» The request
Extract everything from the first line through the line with "const ticks18 = [0, 200, 400, 600, 800, 1000];", both ends included, except for any pictures.

» Information supplied
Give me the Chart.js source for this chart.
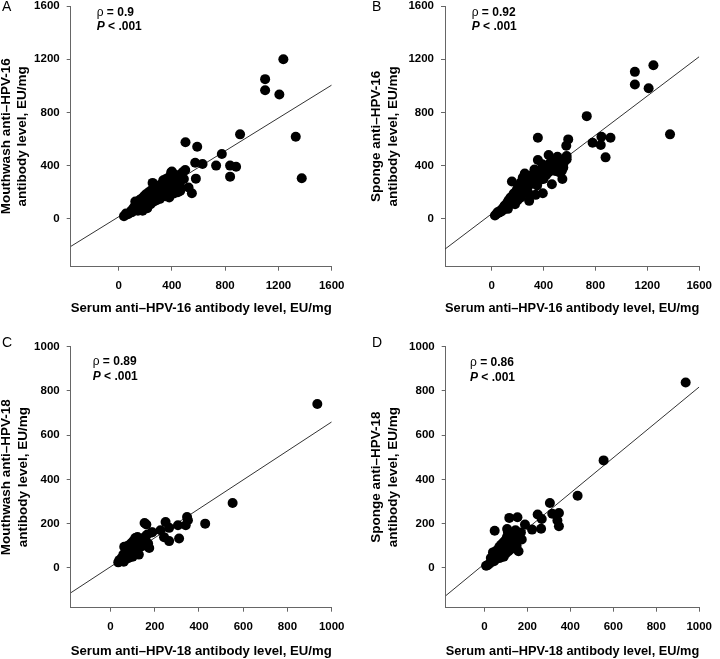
<!DOCTYPE html>
<html>
<head>
<meta charset="utf-8">
<script src="https://cdn.jsdelivr.net/npm/chart.js@4/dist/chart.umd.min.js"></script>
<style>
  html, body { margin: 0; padding: 0; background: #fff; overflow: hidden; width: 720px; height: 659px; }
  .panel { position: absolute; width: 360px; height: 340px; }
</style>
</head>
<body>
<div class="panel" style="left:0;top:-10px"><canvas id="chartA" width="360" height="340"></canvas></div>
<div class="panel" style="left:360px;top:-10px"><canvas id="chartB" width="360" height="340"></canvas></div>
<div class="panel" style="left:0;top:320px"><canvas id="chartC" width="360" height="340"></canvas></div>
<div class="panel" style="left:360px;top:320px"><canvas id="chartD" width="360" height="340"></canvas></div>
<script>
const fontFamily = '"Liberation Sans", Arial, Helvetica, sans-serif';

// tick labels
const ticks16 = [0, 400, 800, 1200, 1600];
const ticks18 = [0, 200, 400, 600, 800, 1000];

// A: serum vs mouthwash, HPV-16
const serumA = [1237, 1100, 1100, 1207, 1330, 1375, 912, 775, 732, 837, 882, 837, 502, 590, 575, 630, 580, 525, 550, 500, 467, 462, 400,
  40, 55, 70, 85, 95, 100, 110, 115, 120, 125, 130, 135, 140, 145, 150, 155, 160, 165, 170, 175, 180, 185, 190, 195, 200, 205, 210, 215, 220, 225,
  230, 235, 240, 245, 250, 255, 260, 265, 270, 275, 280, 285, 290, 295, 300, 310, 315, 320, 330, 335, 340, 350, 355, 360, 365, 370, 375, 380, 385, 390,
  395, 400, 405, 410, 415, 420, 425, 430, 440, 445, 450, 460, 470, 480, 490];
const mouthwashA = [1200, 1050, 967, 935, 617, 305, 635, 487, 400, 400, 392, 317, 575, 542, 422, 412, 302, 235, 192, 367, 292, 210, 355,
  20, 40, 35, 45, 60, 50, 80, 65, 90, 130, 70, 110, 95, 60, 120, 140, 100, 80, 150, 115, 60, 130, 170, 100, 145, 185, 120, 80, 160, 200,
  140, 175, 110, 215, 155, 270, 190, 130, 230, 170, 250, 140, 205, 180, 240, 150, 215, 260, 190, 290, 230, 170, 300, 250, 200, 270, 310, 160, 240, 290,
  350, 210, 320, 260, 190, 300, 240, 330, 280, 200, 320, 250, 330, 350, 300];
const fitA = [15, 0.619]; // intercept, slope

// B: serum vs sponge, HPV-16
const serumB = [1104, 1104, 1210, 1247, 1375, 733, 778, 846, 841, 916, 878, 590, 575, 578, 578, 356, 356, 156, 439, 507, 545, 552, 464, 394, 339, 289,
  25, 35, 45, 55, 65, 75, 85, 95, 100, 110, 120, 125, 130, 140, 145, 150, 160, 165, 170, 175, 180, 185, 190, 195, 200, 205, 210, 215,
  220, 225, 230, 235, 240, 245, 250, 255, 260, 265, 270, 275, 280, 290, 300, 310, 320, 330, 340, 350, 360, 370, 380, 390, 400, 410, 420, 430,
  440, 450, 460, 470, 480, 490, 500, 510, 520, 530, 540, 555];
const spongeB = [1105, 1010, 982, 1155, 635, 772, 572, 617, 555, 610, 462, 597, 550, 472, 447, 610, 442, 280, 480, 467, 300, 385, 260, 192, 180, 135,
  25, 35, 50, 45, 60, 55, 80, 70, 100, 90, 120, 75, 140, 110, 160, 130, 170, 120, 190, 150, 110, 200, 165, 220, 140, 240, 185, 260,
  200, 160, 280, 230, 310, 190, 250, 340, 210, 280, 320, 240, 200, 300, 260, 330, 280, 370, 310, 250, 330, 290, 360, 410, 300, 380, 330, 400,
  350, 420, 380, 440, 400, 360, 430, 390, 350, 400, 360, 420];
const fitB = [38, 0.738];

// C: serum vs mouthwash, HPV-18
const serumC = [154, 162, 189, 226, 242, 249, 265, 265, 305, 310, 340, 346, 350, 428, 552, 935,
  35, 40, 45, 50, 55, 58, 60, 62, 65, 68, 70, 72, 75, 78, 80, 82, 85, 88, 90, 92, 95, 98, 100, 102, 105, 108, 110, 112, 115, 118,
  120, 122, 125, 128, 130, 135, 140, 145, 150, 155, 160, 165, 170, 175, 185];
const mouthwashC = [203, 196, 161, 170, 139, 207, 181, 121, 193, 133, 193, 230, 215, 200, 293, 741,
  25, 35, 30, 45, 40, 60, 28, 95, 50, 70, 40, 85, 55, 100, 65, 45, 80, 95, 60, 110, 75, 90, 50, 120, 85, 100, 70, 135, 95, 115,
  80, 140, 105, 60, 120, 95, 130, 110, 125, 140, 100, 150, 110, 90, 160];
const fitC = [5, 0.655];

// D: serum vs sponge, HPV-18
const serumD = [937, 555, 434, 305, 316, 347, 340, 347, 248, 267, 222, 264, 189, 154, 116, 48, 174, 159, 106,
  8, 15, 25, 30, 35, 40, 45, 48, 52, 55, 58, 62, 65, 68, 70, 72, 75, 78, 80, 82, 85, 88, 90, 92, 95, 98, 100, 102, 105, 108,
  110, 112, 115, 118, 120, 125, 130, 135, 140, 145, 150, 160, 170];
const spongeD = [838, 486, 326, 293, 245, 248, 214, 188, 241, 221, 173, 177, 196, 229, 226, 168, 128, 75, 176,
  10, 12, 20, 45, 35, 70, 30, 55, 75, 40, 65, 50, 85, 60, 95, 45, 75, 105, 55, 90, 70, 115, 50, 100, 80, 125, 65, 110, 140, 90,
  160, 75, 120, 100, 135, 85, 150, 115, 130, 170, 100, 145, 160];
const fitD = [18, 0.80];

// text drawn on top: panel letter and correlation
const annotate = {
  id: 'annotate',
  afterDraw(chart) {
    const p = chart.options.plugins.annotate;
    const ctx = chart.ctx;
    const area = chart.chartArea;
    ctx.save();
    ctx.fillStyle = '#000';
    ctx.textAlign = 'left';
    ctx.textBaseline = 'middle';
    ctx.font = '14px ' + fontFamily;
    ctx.fillText(p.letter, p.letterX, p.letterY);

    const x = area.left + p.dx;
    let y = area.top + p.dy;
    ctx.font = '12px ' + fontFamily;
    ctx.fillText('\u03c1', x, y);
    const w = ctx.measureText('\u03c1').width;
    ctx.font = 'bold 12px ' + fontFamily;
    ctx.fillText(' = ' + p.rho, x + w, y);

    y += p.gap;
    ctx.font = 'italic bold 12px ' + fontFamily;
    ctx.fillText('P', x, y);
    const wp = ctx.measureText('P').width;
    ctx.font = 'bold 12px ' + fontFamily;
    ctx.fillText(' < .001', x + wp, y);
    ctx.restore();
  }
};

function makePanel(id, cfg) {
  const points = cfg.xs.map((v, i) => ({ x: v, y: cfg.ys[i] }));
  const fitLine = [cfg.min, cfg.max].map(v => ({ x: v, y: cfg.fit[0] + cfg.fit[1] * v }));
  const tickFont = { family: fontFamily, size: 11.5, weight: 'bold' };
  const titleFont = { family: fontFamily, size: 13.5, weight: 'bold' };
  const axisCommon = {
    type: 'linear',
    min: cfg.min,
    max: cfg.max,
    grid: { display: true, drawOnChartArea: false, drawTicks: true, tickLength: 4, color: '#666' },
    border: { display: true, color: '#666', width: 1 },
    afterBuildTicks: (axis) => { axis.ticks = cfg.ticks.map(v => ({ value: v })); }
  };
  const plainLabel = (v) => String(v);

  return new Chart(document.getElementById(id), {
    type: 'scatter',
    data: {
      datasets: [
        {
          data: points,
          backgroundColor: '#000',
          borderWidth: 0,
          pointRadius: 5,
          pointHoverRadius: 5
        },
        {
          type: 'line',
          data: fitLine,
          borderColor: '#333',
          borderWidth: 1,
          pointRadius: 0,
          fill: false
        }
      ]
    },
    options: {
      responsive: false,
      animation: false,
      events: [],
      devicePixelRatio: 1,
      layout: { padding: { top: cfg.top, right: cfg.right, bottom: 0, left: 0 } },
      plugins: {
        legend: { display: false },
        tooltip: { enabled: false },
        annotate: cfg.note
      },
      scales: {
        x: {
          ...axisCommon,
          position: 'bottom',
          ticks: { color: '#000', font: tickFont, padding: 8, callback: plainLabel },
          title: { display: true, text: cfg.xTitle, color: '#000', font: titleFont, padding: { top: 0, bottom: cfg.xTitlePad } },
          afterFit: (scale) => { scale.height = cfg.xHeight; }
        },
        y: {
          ...axisCommon,
          position: 'left',
          ticks: { color: '#000', font: tickFont, padding: 7, callback: plainLabel },
          title: { display: true, text: cfg.yTitle, color: '#000', font: titleFont, padding: { top: cfg.yTitlePad, bottom: 0 } },
          afterFit: (scale) => { scale.width = cfg.yWidth; }
        }
      }
    },
    plugins: [annotate]
  });
}

const xTitle16 = 'Serum anti\u2013HPV-16 antibody level, EU/mg';
const xTitle18 = 'Serum anti\u2013HPV-18 antibody level, EU/mg';

makePanel('chartA', {
  xs: serumA, ys: mouthwashA, fit: fitA, min: -360, max: 1600, ticks: ticks16,
  top: 16, right: 28.3, yWidth: 70.7, xHeight: 63.3, xTitlePad: 14, yTitlePad: -1.8,
  xTitle: xTitle16, yTitle: ['Mouthwash anti\u2013HPV-16', 'antibody level, EU/mg'],
  note: { letter: 'A', letterX: 2, letterY: 16.7, dx: 26, dy: 7, gap: 13.7, rho: '0.9' }
});
makePanel('chartB', {
  xs: serumB, ys: spongeB, fit: fitB, min: -360, max: 1600, ticks: ticks16,
  top: 16, right: 15, yWidth: 85, xHeight: 63.3, xTitlePad: 14, yTitlePad: 8.6,
  xTitle: xTitle16, yTitle: ['Sponge anti\u2013HPV-16', 'antibody level, EU/mg'],
  note: { letter: 'B', letterX: 12, letterY: 16.7, dx: 26.7, dy: 7, gap: 13.7, rho: '0.92' }
});
makePanel('chartC', {
  xs: serumC, ys: mouthwashC, fit: fitC, min: -180, max: 1000, ticks: ticks18,
  top: 26.7, right: 28.3, yWidth: 70.7, xHeight: 52.3, xTitlePad: 1.1, yTitlePad: -1.4,
  xTitle: xTitle18, yTitle: ['Mouthwash anti\u2013HPV-18', 'antibody level, EU/mg'],
  note: { letter: 'C', letterX: 2, letterY: 23.3, dx: 22, dy: 15, gap: 15, rho: '0.89' }
});
makePanel('chartD', {
  xs: serumD, ys: spongeD, fit: fitD, min: -180, max: 1000, ticks: ticks18,
  top: 26.7, right: 15, yWidth: 85.7, xHeight: 52.3, xTitlePad: 1.1, yTitlePad: 8.6,
  xTitle: xTitle18, yTitle: ['Sponge anti\u2013HPV-18', 'antibody level, EU/mg'],
  note: { letter: 'D', letterX: 12, letterY: 23.3, dx: 24.3, dy: 15.5, gap: 15, rho: '0.86' }
});
</script>
</body>
</html>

» Task solution
Give me the Chart.js source for this chart.
<!DOCTYPE html>
<html>
<head>
<meta charset="utf-8">
<script src="https://cdn.jsdelivr.net/npm/chart.js@4/dist/chart.umd.min.js"></script>
<style>
  html, body { margin: 0; padding: 0; background: #fff; overflow: hidden; width: 720px; height: 659px; }
  .panel { position: absolute; width: 360px; height: 340px; }
</style>
</head>
<body>
<div class="panel" style="left:0;top:-10px"><canvas id="chartA" width="360" height="340"></canvas></div>
<div class="panel" style="left:360px;top:-10px"><canvas id="chartB" width="360" height="340"></canvas></div>
<div class="panel" style="left:0;top:320px"><canvas id="chartC" width="360" height="340"></canvas></div>
<div class="panel" style="left:360px;top:320px"><canvas id="chartD" width="360" height="340"></canvas></div>
<script>
const fontFamily = '"Liberation Sans", Arial, Helvetica, sans-serif';

// tick labels
const ticks16 = [0, 400, 800, 1200, 1600];
const ticks18 = [0, 200, 400, 600, 800, 1000];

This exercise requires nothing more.